Am 26.06.2016 um 10:08 schrieb Sidney Markowitz:
> mok-kong shen wrote on 25/06/16 6:22 PM:
>> What I do care is a scenario where the
>> protocol succeeds, i.e. a valid contract C comes into being, but the
>> signing processing is unfair according to my definition of fairness.
>> I attempt/hope to convince everybody that such a valid contract C
>> can never come out from my protocol. (This is my goal, nothing more,
>> nor less.)
>>
>
> Ok, I went over all the previous messages you have sent in this thread and
> extracted everything you have said that regards the definition of what is fair
> or not fair and how each step in the protocol makes it fair.
>
> As far as I can tell you define "not fair" as being the situation in which one
> person is "fully committed" to contract C when the other person is not "fully
> committed" to contract C. You define "fair" as the situation in which both
> parties become "fully committed" at a single moment.
>
> The most recent way you summarized the definition "fully committed":
>
> "Fully committed by a partner means he/she has signed both X and Y
> or has promised to sign both because a certain condition is satisfied"
>
> Since you say that Alice is not "fully committed" after step 1, you must be
> saying that the promise does not make her fully committed until the condition
> of the promise is satisfied by Bob signing C in step 2.
>
> You have not specified any protocol for "promise". How is it proven that A
> promised to sign Y without having A digitally sign Y or digitally sign a
> promise that includes Y?
>
> This leaves no reason for your protocol to require that contract C is split
> into separate halves X and Y that are signed separately.

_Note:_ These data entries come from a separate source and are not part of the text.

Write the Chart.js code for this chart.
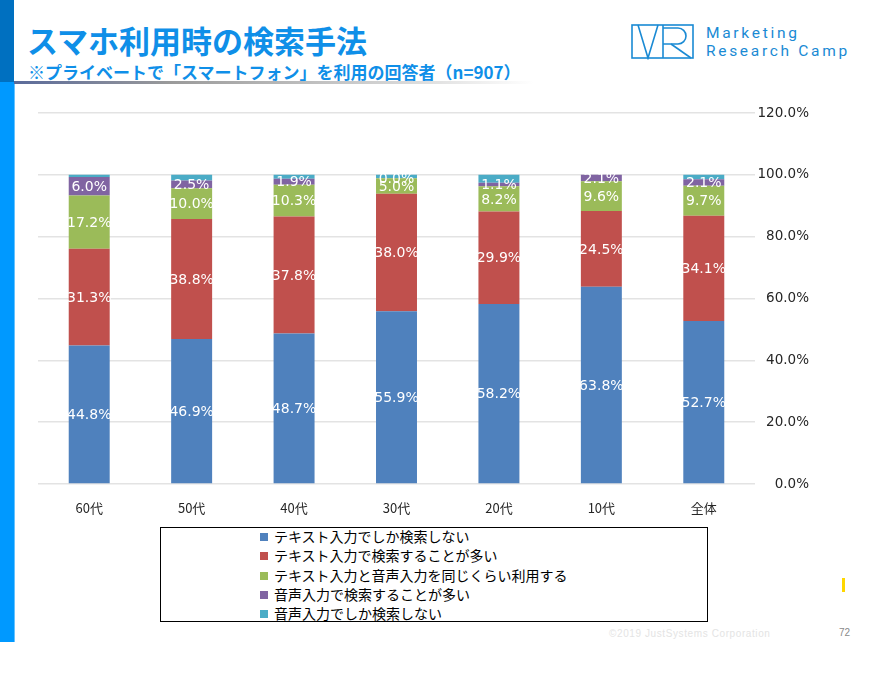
<!DOCTYPE html>
<html lang="ja">
<head>
<meta charset="utf-8">
<script src="https://cdn.jsdelivr.net/npm/chart.js@4.4.1/dist/chart.umd.min.js"></script>
<style>
  html, body { margin: 0; padding: 0; background: #fff; }
  body { width: 879px; height: 696px; position: relative; overflow: hidden; font-family: "Noto Sans CJK JP", "Noto Sans", sans-serif; }
  #barTop { position: absolute; left: 0; top: 0; width: 14px; height: 82px; background: #0070c0; }
  #barBottom { position: absolute; left: 0; top: 82px; width: 14px; height: 560px; background: #0099ff; border-right: 1px solid #66c2ff; }
  #title { position: absolute; left: 27px; top: 20px; font-size: 31px; font-weight: bold; color: #0f8fe8; white-space: nowrap; line-height: 40px; }
  #subtitle { position: absolute; left: 28px; top: 61px; font-size: 17px; font-weight: bold; color: #0f8fe8; white-space: nowrap; line-height: 22px; }
  #rule { position: absolute; left: 14px; top: 81px; width: 520px; height: 3px; background: linear-gradient(to right, #5a6a9a 0%, #9a9a9a 30%, #d0d0d0 70%, rgba(255,255,255,0) 100%); }
  #logo { position: absolute; left: 631px; top: 24px; }
  #logoText { position: absolute; left: 706px; top: 24px; font-family: Roboto, "Noto Sans", sans-serif; font-size: 15.5px; color: #1a8ad4; letter-spacing: 2.7px; line-height: 18px; }
  #chartWrap { position: absolute; left: 0; top: 96px; width: 879px; height: 430px; }
  #legend { position: absolute; left: 160px; top: 527px; width: 546px; height: 93px; border: 1px solid #000; box-sizing: content-box; }
  .li { position: absolute; left: 99px; font-size: 14px; color: #000; white-space: nowrap; line-height: 16px; }
  .sw { display: inline-block; width: 8px; height: 8px; margin-right: 6px; vertical-align: 1px; }
  #copy { position: absolute; left: 609px; top: 628px; font-family: "Liberation Sans", sans-serif; font-size: 10px; color: #e4e4e4; letter-spacing: 0.6px; }
  #page { position: absolute; left: 839px; top: 627px; font-family: "Liberation Sans", sans-serif; font-size: 10px; color: #8a8a8a; }
  #yellow { position: absolute; left: 842px; top: 578px; width: 3px; height: 14px; background: #ffd700; }
</style>
</head>
<body>
<div id="barTop"></div>
<div id="barBottom"></div>
<div id="title">スマホ利用時の検索手法</div>
<div id="subtitle">※プライベートで「スマートフォン」を利用の回答者（n=907）</div>
<div id="rule"></div>
<svg id="logo" width="64" height="36" viewBox="0 0 64 36">
  <g fill="none" stroke="#1a8ad4" stroke-width="1.6">
    <rect x="1" y="1" width="61" height="33"/>
    <polyline points="7,1 17,34 27,1"/>
    <line x1="32" y1="1" x2="32" y2="34"/>
    <path d="M32,4 H47 A8,8 0 0 1 47,20 H32"/>
    <line x1="40" y1="20" x2="60" y2="34"/>
  </g>
</svg>
<div id="logoText">Marketing<br>Research Camp</div>
<div id="chartWrap"><canvas id="c" width="879" height="430"></canvas></div>
<div id="legend"></div>
<div id="copy">©2019 JustSystems Corporation</div>
<div id="page">72</div>
<div id="yellow"></div>
<script>
const categories = ["60代", "50代", "40代", "30代", "20代", "10代", "全体"];
const seriesNames = [
  "テキスト入力でしか検索しない",
  "テキスト入力で検索することが多い",
  "テキスト入力と音声入力を同じくらい利用する",
  "音声入力で検索することが多い",
  "音声入力でしか検索しない"
];
const textOnly   = [44.8, 46.9, 48.7, 55.9, 58.2, 63.8, 52.7];
const textMostly = [31.3, 38.8, 37.8, 38.0, 29.9, 24.5, 34.1];
const bothEqual  = [17.2, 10.0, 10.3, 5.0, 8.2, 9.6, 9.7];
const voiceMostly= [6.0, 2.5, 1.9, 0.0, 1.1, 2.1, 2.1];
const voiceOnly  = [0.7, 1.8, 1.3, 1.1, 2.6, 0.0, 1.4];
const yTicks = [0, 20, 40, 60, 80, 100, 120];
const colors = ["#4f81bd", "#c0504d", "#9bbb59", "#8064a2", "#4bacc6"];
const showLabels = [true, true, true, true, false];

const seriesValues = [textOnly, textMostly, bothEqual, voiceMostly, voiceOnly];

const legend = document.getElementById('legend');
seriesNames.forEach((n, i) => {
  const d = document.createElement('div');
  d.className = 'li';
  d.style.top = (0 + i * 19.3) + 'px';
  d.innerHTML = '<span class="sw" style="background:' + colors[i] + '"></span>' + n;
  legend.appendChild(d);
});

const labelPlugin = {
  id: 'segLabels',
  afterDatasetsDraw(chart) {
    const ctx = chart.ctx;
    ctx.save();
    ctx.font = '14px "DejaVu Sans"';
    ctx.fillStyle = '#ffffff';
    ctx.textAlign = 'center';
    ctx.textBaseline = 'middle';
    chart.data.datasets.forEach((ds, di) => {
      if (!showLabels[di]) return;
      const meta = chart.getDatasetMeta(di);
      meta.data.forEach((bar, i) => {
        const v = ds.data[i];
        const cy = (bar.y + bar.base) / 2;
        ctx.fillText(v.toFixed(1) + '%', bar.x, cy + 1);
      });
    });
    ctx.restore();
  }
};

new Chart(document.getElementById('c'), {
  type: 'bar',
  data: {
    labels: categories,
    datasets: seriesValues.map((vals, i) => ({
      label: seriesNames[i],
      data: vals,
      backgroundColor: colors[i],
      borderWidth: 0,
      categoryPercentage: 1.0,
      barPercentage: 0.4
    }))
  },
  options: {
    responsive: false,
    animation: false,
    layout: { padding: { top: 17, right: 70, left: 38, bottom: 0 } },
    plugins: { legend: { display: false }, tooltip: { enabled: false } },
    scales: {
      x: {
        stacked: true,
        grid: { display: false, drawTicks: false },
        border: { display: false },
        ticks: { color: '#262626', font: { family: '"Noto Sans CJK JP"', size: 13 }, padding: 16 },
        afterFit(s) { s.height = 42; }
      },
      y: {
        stacked: true,
        position: 'right',
        min: 0, max: 120,
        afterBuildTicks(s) { s.ticks = yTicks.map(v => ({ value: v })); },
        grid: { color: '#e3e3e3', lineWidth: 1.5, drawTicks: false },
        border: { display: false },
        ticks: {
          color: '#262626',
          font: { family: '"DejaVu Sans"', size: 13.5 },
          crossAlign: 'far',
          padding: 0,
          callback: v => v.toFixed(1) + '%'
        },
        afterFit(s) { s.width = 54; }
      }
    }
  },
  plugins: [labelPlugin]
});
</script>
</body>
</html>
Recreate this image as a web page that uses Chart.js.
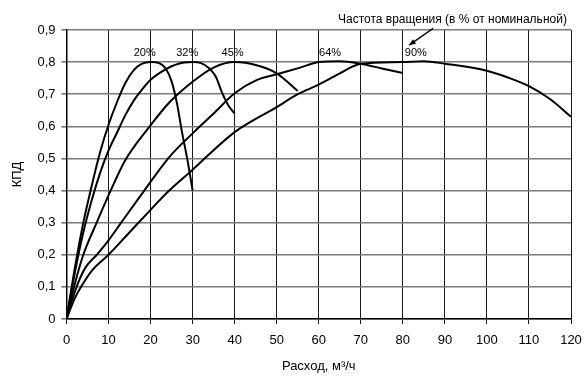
<!DOCTYPE html>
<html>
<head>
<meta charset="utf-8">
<script src="https://cdn.jsdelivr.net/npm/chart.js@4/dist/chart.umd.min.js"></script>
<style>
  body { margin: 0; background: #fff; }
  #wrap { width: 585px; height: 376px; }
</style>
</head>
<body>
<div id="wrap"><canvas id="kpdChart"></canvas></div>
<script>
// расход (м3/ч) и КПД для каждой частоты вращения
var rashod20 = [0, 2, 4, 6, 8, 10, 12, 14, 16, 18, 20, 22, 23.7, 25, 26.3, 27.5, 28.7, 30];
var kpd20    = [0, 0.16, 0.3, 0.415, 0.52, 0.605, 0.675, 0.735, 0.775, 0.795, 0.80, 0.797, 0.778, 0.74, 0.67, 0.58, 0.50, 0.40];

var rashod32 = [0, 2, 4, 6, 8, 10, 12, 14, 16, 18, 20, 22, 25, 28, 30, 32, 34, 35.5, 37, 38.5, 40];
var kpd32    = [0, 0.145, 0.27, 0.37, 0.455, 0.525, 0.58, 0.635, 0.68, 0.715, 0.745, 0.765, 0.787, 0.799, 0.80, 0.797, 0.78, 0.755, 0.705, 0.665, 0.64];

var rashod45 = [0, 2, 4, 7, 10, 14, 19.8, 24.5, 30, 35, 40, 45.2, 50, 55];
var kpd45    = [0, 0.11, 0.2, 0.295, 0.385, 0.495, 0.60, 0.675, 0.739, 0.783, 0.80, 0.79, 0.765, 0.71];

var rashod64 = [0, 2.4, 4.5, 7.2, 10, 13, 18.5, 24.5, 30, 35, 40, 45.2, 50, 55.4, 60, 65, 70, 75, 80];
var kpd64    = [0, 0.1, 0.16, 0.2, 0.245, 0.3, 0.4, 0.505, 0.578, 0.64, 0.703, 0.744, 0.762, 0.782, 0.80, 0.803, 0.795, 0.78, 0.766];

var rashod90 = [0, 2, 3.7, 6, 10, 15, 20, 24, 30, 40, 50, 55, 60, 65, 68, 70, 80, 85, 90, 100, 105, 110, 115, 120];
var kpd90    = [0, 0.065, 0.105, 0.15, 0.2, 0.27, 0.34, 0.395, 0.465, 0.582, 0.66, 0.70, 0.73, 0.765, 0.786, 0.795, 0.80, 0.803, 0.795, 0.773, 0.752, 0.725, 0.685, 0.63];

// подписи кривых
var chastoty = ['20%', '32%', '45%', '64%', '90%'];
var podpisX = [18.6, 28.7, 39.5, 62.7, 83.1];
var podpisY = 0.83;

var xMin = 0, xMax = 120, xStep = 10;
var yMin = 0, yMax = 0.9, yStep = 0.1;

function toPoints(xs, ys) {
    var pts = [];
    for (var i = 0; i < xs.length; i++) {
        pts.push({ x: xs[i], y: ys[i] });
    }
    return pts;
}

var seriesX = [rashod20, rashod32, rashod45, rashod64, rashod90];
var seriesY = [kpd20, kpd32, kpd45, kpd64, kpd90];
var datasets = [];
for (var s = 0; s < seriesX.length; s++) {
    datasets.push({
        label: chastoty[s],
        data: toPoints(seriesX[s], seriesY[s]),
        showLine: true,
        borderColor: '#000',
        borderWidth: 2,
        pointRadius: 0,
        cubicInterpolationMode: 'monotone',
        fill: false
    });
}

// подписи и стрелка сверху
var annotPlugin = {
    id: 'annot',
    afterDraw: function (chart) {
        var ctx = chart.ctx;
        var xs = chart.scales.x;
        var ys = chart.scales.y;
        ctx.save();
        ctx.fillStyle = '#000';
        ctx.font = '11px "Liberation Sans", Arial, sans-serif';
        ctx.textAlign = 'center';
        ctx.textBaseline = 'middle';
        for (var i = 0; i < chastoty.length; i++) {
            ctx.fillText(chastoty[i], xs.getPixelForValue(podpisX[i]), ys.getPixelForValue(podpisY));
        }
        ctx.font = '12px "Liberation Sans", Arial, sans-serif';
        ctx.fillText('Частота вращения (в % от номинальной)', xs.getPixelForValue(91.8), ys.getPixelForValue(0.931));

        // стрелка
        var x1 = xs.getPixelForValue(87.2), y1 = ys.getPixelForValue(0.905);
        var x2 = xs.getPixelForValue(81.5), y2 = ys.getPixelForValue(0.853);
        ctx.strokeStyle = '#000';
        ctx.lineWidth = 1.3;
        ctx.beginPath();
        ctx.moveTo(x1, y1);
        ctx.lineTo(x2, y2);
        ctx.stroke();
        var ang = Math.atan2(y2 - y1, x2 - x1);
        ctx.beginPath();
        ctx.moveTo(x2, y2);
        ctx.lineTo(x2 - 7 * Math.cos(ang - 0.4), y2 - 7 * Math.sin(ang - 0.4));
        ctx.lineTo(x2 - 7 * Math.cos(ang + 0.4), y2 - 7 * Math.sin(ang + 0.4));
        ctx.closePath();
        ctx.fill();
        ctx.restore();
    }
};

var ctx = document.getElementById('kpdChart').getContext('2d');
var kpdChart = new Chart(ctx, {
    type: 'scatter',
    data: { datasets: datasets },
    plugins: [annotPlugin],
    options: {
        responsive: true,
        maintainAspectRatio: false,
        animation: false,
        layout: { padding: { top: 30, right: 14, bottom: 0, left: 0 } },
        plugins: {
            legend: { display: false },
            tooltip: { enabled: false }
        },
        scales: {
            x: {
                type: 'linear',
                min: xMin,
                max: xMax,
                afterFit: function (axis) {
                    axis.height = 57;
                    axis.paddingLeft = 0;
                    axis.paddingRight = 0;
                },
                ticks: {
                    stepSize: xStep,
                    color: '#000',
                    padding: 9,
                    maxRotation: 0,
                    font: { family: '"Liberation Sans", Arial, sans-serif', size: 13 }
                },
                grid: { display: true, drawOnChartArea: true, color: '#1a1a1a', lineWidth: 1, tickLength: 5 },
                border: { display: true, color: '#000', width: 1.5 },
                title: {
                    display: true,
                    text: 'Расход, м³/ч',
                    color: '#000',
                    padding: { top: 0, bottom: 2 },
                    font: { family: '"Liberation Sans", Arial, sans-serif', size: 13 }
                }
            },
            y: {
                type: 'linear',
                min: yMin,
                max: yMax,
                afterFit: function (axis) {
                    axis.width = 66.5;
                    axis.paddingTop = 0;
                    axis.paddingBottom = 0;
                },
                ticks: {
                    stepSize: yStep,
                    color: '#000',
                    padding: 6,
                    font: { family: '"Liberation Sans", Arial, sans-serif', size: 13 },
                    callback: function (v) {
                        return v === 0 ? '0' : v.toFixed(1).replace('.', ',');
                    }
                },
                grid: { display: true, drawOnChartArea: true, color: '#7a7a7a', lineWidth: 1.6, tickLength: 5 },
                border: { display: true, color: '#000', width: 1.5 },
                title: {
                    display: true,
                    text: 'КПД',
                    color: '#000',
                    padding: { top: 10, bottom: 0 },
                    font: { family: '"Liberation Sans", Arial, sans-serif', size: 13 }
                }
            }
        }
    }
});
</script>
</body>
</html>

You could just as
> easily write the contract to say "Alice and Bob agree to this transaction
> subject to this contract being signed by both Alice and Bob" and then have
> both Alice and Bob "promise" to sign it conditional on the other person
> signing it. If you do that, then a single signature provides the simultaneous
> commitment that you require for "fairness", according to your definitions.
>
> This protocol puts all the power into the "promise" which binds Alice, but you
> never define how a binding promise can be made without the promise itself
> being a contract that has to be put into effect in a "fair" fashion. That
> leads to an endless recursion.

I wrote: "The messages of step 1 and 2 are to be sent with
signcryption, .....", i.e. that promise is signed by Alice.